As shown by Western blot assay, the amounts of endostatin detected in the liver, spleen, and lung in the Endostar-containing PEG-PLGA nanoparticle group were larger than that in the endostar group after 10 minutes. There was no statistically significant difference between amounts detected in liver and spleen, although the amount of endostatin in lung was higher than in liver or spleen. Endostatin was detected only in the endostar-loaded PEG-PLGA group at three hours after intravenous injection. Even when the mice were sacrificed, the amount of endostatin in tumors for the endostar-loaded nanoparticle group was larger than for the endostar group.
The anticancer effect of endostar was improved when incorporated into PEG-PLGA nanoparticles. As shown in the colon cancer model, tumor doubling time was prolonged in the endostar-loaded nanoparticle group. The inhibition rate for endostar-loaded nanoparticles was higher than for endostar alone (P < 0.05). The tumor volumes of the endostar and endostar-loaded nanoparticle-treated groups were significantly smaller than those of the control and blank PEG-PLGA nanoparticle control groups (P < 0.01). There was no significant difference in tumor inhibition between the two control groups (P > 0.05). Because endostar can inhibit neovascularization or induce apoptosis of vascular endothelium to kill tumor cells,36 microvascular density was reduced in tumors after treatment with endostar-loaded nanoparticles. The formation of new capillaries in the existing vasculature is a process fundamental to the development of a solid tumor, and it was hard to elicit angiogenesis in the tumors treated with endostar, and they did not grow fast. The antiangiogenic effect of endostatin is related to vascular endothelial growth factor.8 The amount of vascular endothelial growth factor in tumors for the endostar-loaded nanoparticle group was found to be less than for the endostar group when the mice were sacrificed (P < 0.05).
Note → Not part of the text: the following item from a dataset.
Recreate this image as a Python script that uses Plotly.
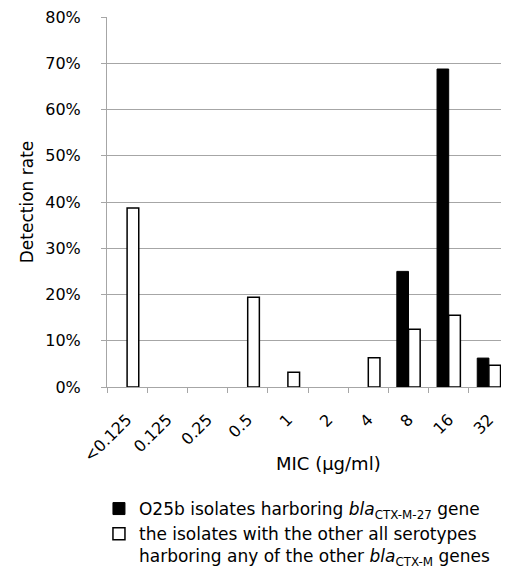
import plotly.graph_objects as go

categories = ["<0.125", "0.125", "0.25", "0.5", "1", "2", "4", "8", "16", "32"]
o25b_values = [0, 0, 0, 0, 0, 0, 0, 0.25, 0.6875, 0.0625]
other_values = [0.387, 0, 0, 0.194, 0.032, 0, 0.063, 0.125, 0.155, 0.047]
y_ticks = [0, 0.1, 0.2, 0.3, 0.4, 0.5, 0.6, 0.7, 0.8]

FONT = "'DejaVu Sans', sans-serif"
GRID = "#A6A6A6"


def hide_zero(vals):
    return [v if v else None for v in vals]


fig = go.Figure()
fig.add_trace(go.Bar(
    x=categories, y=hide_zero(o25b_values),
    name="O25b isolates harboring <i>bla</i><sub>CTX-M-27</sub> gene",
    marker=dict(color="black", line=dict(color="black", width=1)),
))
fig.add_trace(go.Bar(
    x=categories, y=hide_zero(other_values),
    name="the isolates with the other all serotypes<br>harboring any of the other <i>bla</i><sub>CTX-M</sub> genes",
    marker=dict(color="white", line=dict(color="black", width=1.5)),
))

# page body has an 8px margin: size the figure so the plot lands where the reference has it
fig.update_layout(
    width=501, height=566,
    margin=dict(l=99, r=0, t=9, b=186),
    paper_bgcolor="white", plot_bgcolor="white",
    barmode="group", bargap=0.42, bargroupgap=0,
    font=dict(family=FONT, size=15, color="black"),
    showlegend=True,
    legend=dict(x=-0.02, y=-0.282, xanchor="left", yanchor="top",
                font=dict(family=FONT, size=17, color="black"),
                tracegroupgap=0, itemwidth=30, valign="top",
                bgcolor="rgba(0,0,0,0)"),
    xaxis=dict(
        type="category", tickson="boundaries", ticks="outside", ticklen=5,
        tickcolor=GRID, showgrid=False, showline=True, linecolor=GRID, linewidth=1,
        tickangle=-45, tickfont=dict(family=FONT, size=16),
        ticklabelstandoff=16, automargin=False, ticklabeloverflow="allow",
    ),
    yaxis=dict(
        range=[0, 0.8], tickvals=y_ticks, tickformat=".0%",
        showgrid=True, gridcolor=GRID, gridwidth=1,
        showline=True, linecolor=GRID, linewidth=1,
        ticks="outside", ticklen=5, tickcolor=GRID,
        tickfont=dict(family=FONT, size=16), automargin=False,
        ticklabelstandoff=17, ticklabeloverflow="allow",
        title=dict(text="Detection rate", font=dict(family=FONT, size=17), standoff=7),
        zeroline=False,
    ),
    annotations=[dict(
        text="MIC (µg/ml)", xref="paper", yref="paper", x=0.55, y=-0.208,
        xanchor="center", yanchor="middle", showarrow=False,
        font=dict(family=FONT, size=18, color="black"),
    )],
)

fig.write_html("out.html")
PEG-PLGA nanoparticles could maintain adequate concentrations of endostar in plasma and tumor, thereby improving its antitumor effect. PEG-PLGA nanoparticles have a great potential to be protein drug carriers. Although more of their characteristics need to be investigated, and some disadvantages need to be overcome, including passive targeting, low drug-loading capacity, and sensitization, PEG-PLGA nanoparticles could be modified to be specific for cancer and applied in the clinical setting as a protein carrier system in the future.
In this study, we prepared endostar-loaded PEG-PLGA nanoparticles in an innovative way and found that they were useful for sustained release of endostar. Although many other characteristics need to be investigated, endostar-loaded PEG-PLGA nanoparticles may improve the anticancer activity of endostar by changing the pharmacokinetic behavior of endostar in vivo.
This work was supported by the National High Technology Research and Development Program 863 Fund of China (No.2007AA021802).
The authors report no conflicts of interest in this work.